In essence, I was being a terrible boss to myself. I needed to unlearn the 40-hour work week and focus on the metrics that really mattered.   

Here’s how I managed to get off the treadmill and stop thinking like a 9-to-5 robot (while still growing my business):

Cut out the time sucks

First and foremost, be honest with yourself—ask if you’re accomplishing all of the things you need to do and look at where you’re wasting time. Are you spending a little too long between tasks scrolling through Instagram? At what point does it go from a practice in decompression to procrastination?

When you’re not deep into an important task, make sure that the other thing you’re doing is truly helping you. It is not a novel concept that mindlessly scrolling through social media never serves anyone after the first five minutes. In fact, it’s probably perpetuating any guilt you feel around time management to begin with.

Acknowledge your favorite procrastination tools and learn how to navigate them so that when you do take time for yourself, it’s time spent on something truly valuable. 

Evaluate your time, not your tasks

Before wrapping up each week, take a moment to look over the things you accomplished and acknowledge not the number of tasks, but the collective time and energy it took for you to complete them. It can take 10 potential client interviews before you nail the one that’s the right fit. It can take five hours to write and design one email newsletter from scratch. It can take three hours to outline a client project, only to take another three to incorporate feedback.

You may think you only booked one client, wrote one newsletter, and have yet to reach a major client milestone, but the reality is that this stuff takes time. You don’t necessarily need to do more, more, more all the time if you are doing exactly what you need to do to keep the train on the tracks.

Get out of the house/office more

When it comes to cutting back on your work hours, practice makes perfect, and in my case, this has never been truer. You need to start getting out of the office (or home office) more to prove to yourself that you can take the personal time you want (and need!) and still reach your business goals. You know yourself, and you know the difference between procrastination and rejuvenation. If you get to the end of your week and realize that maybe you didn’t accomplish as much as you should have, next week is a fresh opportunity to recalibrate and find that balance.

Remember, you’re the boss! Client responsibilities aside, when it comes to building your business, you get to make all kinds of mistakes and no one will be the wiser. As long as you’re learning and correcting, there isn’t a real problem.

Experiment with switching up your business hours

Try seeing what life is like with a 4-day work week. Or take a half day every other Friday. Or don’t start your day until 10 a.m. on Tuesdays so you can go to that morning yoga class instead.

My sister-in-law, who lives in the UK, once told me that she and her husband will take a day off in the middle of the week, drop the kids off at daycare, and then go off for a hike or catch up on a home repair project.
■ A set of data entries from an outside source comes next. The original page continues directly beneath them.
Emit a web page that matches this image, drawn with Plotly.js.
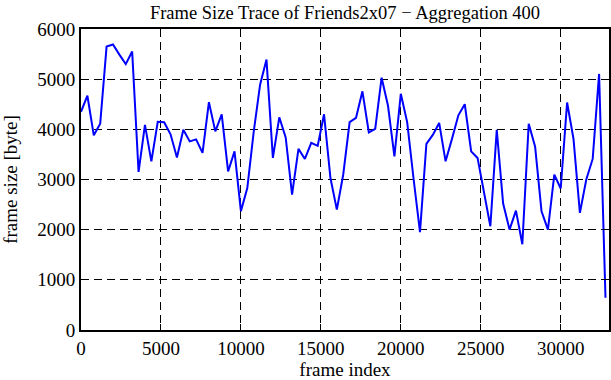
<!DOCTYPE html>
<html>
<head>
<meta charset="utf-8">
<script src="https://cdn.plot.ly/plotly-3.0.1.min.js"></script>
<style>html,body{margin:0;padding:0;background:#fff;}#chart{width:611px;height:380px;}</style>
</head>
<body>
<div id="chart"></div>
<script>
// Frame index step of the aggregated trace (400 frames per point)
const aggregation = 400;
// Aggregated frame sizes [byte]
const frameSizes = [
  4350, 4670, 3880, 4110, 5650, 5690, 5490, 5300, 5550, 3150,
  4090, 3360, 4150, 4140, 3900, 3440, 3990, 3760, 3800, 3530,
  4540, 3960, 4300, 3160, 3560, 2370, 2830, 3950, 4890, 5390,
  3430, 4240, 3840, 2700, 3610, 3410, 3730, 3670, 4300, 3030,
  2400, 3100, 4145, 4230, 4757, 3940, 4010, 5030, 4470, 3460,
  4708, 4140, 3010, 1950, 3710, 3890, 4127, 3363, 3810, 4280,
  4500, 3560, 3430, 2750, 2068, 3990, 2520, 2002, 2380, 1710,
  4110, 3655, 2367, 2002, 3098, 2820, 4535, 3810, 2335, 3000,
  3410, 5104, 641
];
const frameIndex = frameSizes.map((_, i) => i * aggregation);
const xTicks = [0, 5000, 10000, 15000, 20000, 25000, 30000];
const yTicks = [0, 1000, 2000, 3000, 4000, 5000, 6000];

const font = {family: '"Liberation Serif", "Times New Roman", serif', size: 19, color: '#000'};
const titleFont = Object.assign({}, font, {size: 18.5});

const trace = {
  x: frameIndex, y: frameSizes, type: 'scatter', mode: 'lines',
  line: {color: '#0000ff', width: 2}, hoverinfo: 'none'
};

const axisCommon = {
  showline: true, linecolor: '#000', linewidth: 2, mirror: 'ticks',
  ticks: 'inside', ticklen: 6, tickwidth: 1, tickcolor: '#000',
  showgrid: true, gridcolor: '#000', gridwidth: 1, griddash: '8px,5px',
  zeroline: false, tickfont: font, fixedrange: true
};

const layout = {
  width: 611, height: 380,
  margin: {l: 81, r: 2, t: 29, b: 50},
  paper_bgcolor: '#fff', plot_bgcolor: '#fff',
  showlegend: false,
  font: font,
  title: {text: 'Frame Size Trace of Friends2x07 \u2212 Aggregation 400', font: titleFont,
          xref: 'paper', x: 0.5, xanchor: 'center', y: 0.966, yanchor: 'middle'},
  xaxis: Object.assign({}, axisCommon, {
    range: [0, 33020], tickvals: xTicks, ticktext: xTicks.map(String),
    title: {text: 'frame index', font: font, standoff: 7}
  }),
  yaxis: Object.assign({}, axisCommon, {
    range: [0, 6000], tickvals: yTicks, ticktext: yTicks.map(String),
    title: {text: 'frame size [byte]', font: font, standoff: 15}
  })
};

Plotly.newPlot('chart', [trace], layout, {staticPlot: true, displayModeBar: false});
</script>
</body>
</html>
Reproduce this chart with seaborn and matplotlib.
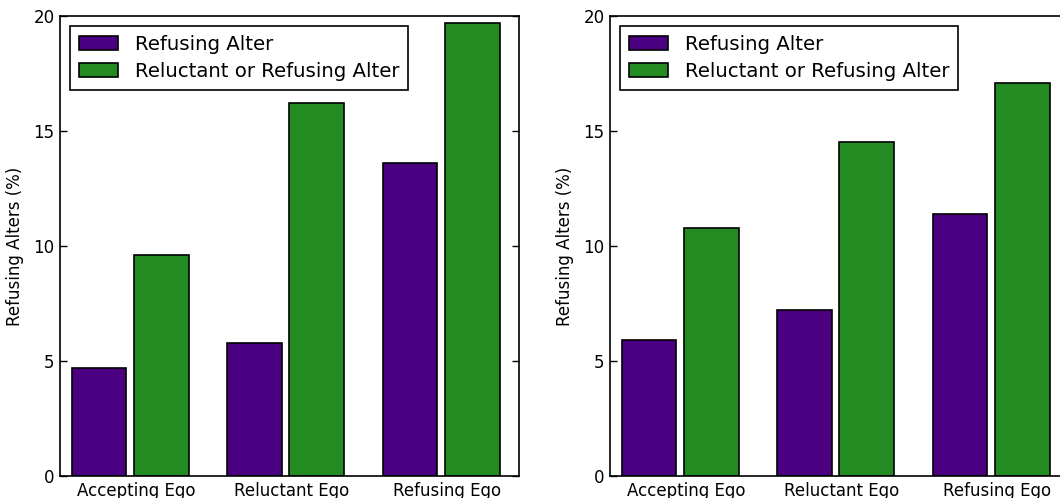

Hearing the difference between her mindset and mine made me realize that I desperately needed to change how I viewed Monday through Friday and find a schedule that made room for all the different parts of my life. 

Acknowledge that the road to recovery is long

I will admit that my new-and-improved work-life balance is still a work in progress, and there are some weeks when I really do need to put my head down and work extra hours in order to meet client demands. But I strive to find that balance where I can, and I don’t feel guilty in doing so.

Now, instead of trying to squeeze in one last task before rushing off to grab my daughter from daycare (and getting there seconds before it closes!), I go ahead and close my laptop lid well before five o’clock. I lace up my sneakers and take a leisurely stroll through the neighborhood, arriving at her classroom with enough time left for us to walk back together before the sun sets.

These moments are magical. These moments, after all, are one of several reasons I wanted to be my own boss in the first place. But some things just take more practice than others, and it’s okay to still be learning how to unlearn the 40-hour week.